[...] Even the fact that logical positivists are well-nigh extinct on the planet – and this is what it took me a long time to see – is not due only to the pressure of argument, and perhaps not due mainly to that pressure, but rather to the working of the Athenian factor. This is the fact that it is typical of philosophers, and not only of philosophers, but of proponents of other academic disciplines too, and of human nature more generally, to look, beyond the arguments, for something new. There is academic tiredness. Positions become well worn, and then worn out. There is nothing more to say: no papers to write, no seminars to be arranged, the topic, or issue, or person is played out, exhausted. Here’s the paradox.
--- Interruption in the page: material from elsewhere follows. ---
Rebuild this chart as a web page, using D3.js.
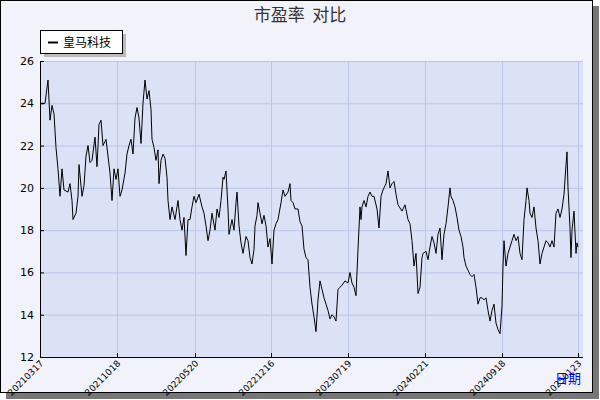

While the Oxford trio are passé, historical figures, philosophers such as Leibniz, say, or Thomas Reid, or Thomas Aquinas, dismissed by the trio, are now actively read and discussed.
People make their careers, as they make their fortunes, by being, accidentally at the right place at the right time, with their thesis topics and their book proposals. It’s that that has taken me some time to realise.
As I say, fashion affects us Christians, not only in academic life, but more generally. There’s much more that could be said. In all facets of life we are all prone to the influence of pressures of all kinds, and among these is the working of the Athenian factor. To become aware of this, sensitised to it, is, I believe, to win half the battle to limit its effects. But how, besides this, should we deal with it? I’m afraid that that must be a topic for another time.